Funnily enough, Washington considered tagging Cousins a third time, but decided in the end to give up (quite publicly) on him and, instead, engineer a trade for the Kansas City Chiefs quarterback Alex Smith. On paper it was a blockbuster exchange (which cost Washington a third-round pick and Kendall Fuller, an ascendant defensive back). But in reality, the move, which won’t be official until the start of the new league year on March 14 (and guarantees Smith a four-year extension worth $71 million), keeps things at a status quo.
A former first-overall pick of the 49ers, Smith, 33, has rebounded nicely from a near-bust in San Francisco to a solid starter there and in Kansas City. His statistics over the past nine seasons (64 percent completions, 7.14 yards per attempt, 2.52 touchdown-to-interference ratio) are virtually identical to Cousins’s. And his advantage in playoff appearances (seven) is undercut by his losses (five), the most recent coming in a stunning wildcard upset by the Tennessee Titans at home this past season.
Drew Brees, on the other hand, is no one’s idea of average. Over the past decade he’s not only consistently rated among the league’s most prolific passers, he also won a Super Bowl for the New Orleans Saints. His only downside is his age—39, which is ancient for a quarterback. Or at least it was before Brady was playing into his 40s. Technically, Brees is a free agent too, but all signs point to him staying home.
The Minnesota Vikings—the same team that a job-fearing Mike Zimmer saw upset the Saints in the playoffs on an improbable last-second pass—have three quarterbacks who are scheduled to become free agents: Sam Bradford, a former first pick who has largely underwhelmed; Teddy Bridgewater, a 2014 first-rounder whose slow rise was undercut by a gruesome knee injury; and Case Keenum, the journeyman who orchestrated Minnesota’s fairy-tale season. And Zimmer, it seems, could just as easily stick with one of those guys as take a flier on Josh McCown (an old but trustworthy veteran, formerly of the New York Jets), Mike Glennon (an untried 28-year-old who found himself the odd-man out in Chicago), or AJ McCarron (the Cincinnati Bengals’ auspicious backup).

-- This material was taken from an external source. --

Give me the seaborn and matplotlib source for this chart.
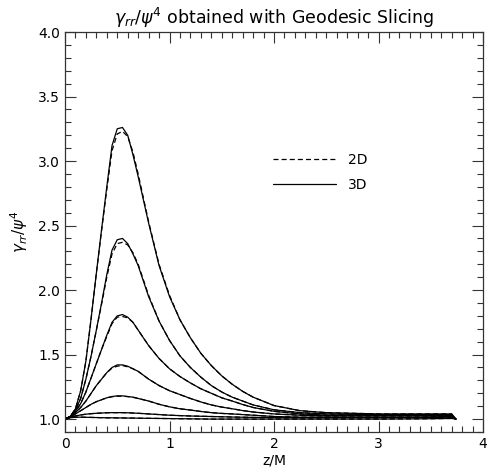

Or: He could try his luck in this year’s draft, which is loaded with star quarterbacks. UCLA’s Josh Rosen is a classic drop-back passer with pro swagger. USC’s Sam Darnold isn’t as mechanically fluid, but strong-armed and accurate anyway. Wyoming’s Josh Allen is even more raw, but scouts find his potential beguiling. Oklahoma’s Baker Mayfield won the 2017 Heisman Trophy with a bold and inventive playing style that belied his 6-foot(ish) frame. Louisville’s Lamar Jackson, the 2016 Heisman winner, dazzled as a thrower and a runner. (Still: At the combine, teams wanted him to try out at wide receiver, a request that dredged up creaky ideas about the aptitude of black quarterbacks.) All of these prospects are projected to go off the board within the first 90-odd selections. And if those choices still seem too iffy? Recall: Super Bowl MVP Nick Foles (who does not have a no-trade clause in his contract) could be pried away from the Philadelphia Eagles in exchange for maybe two first-round draft picks, and Colin Kaepernick (who just four short years ago was being touted as the future of quarterbacking) is still on the street.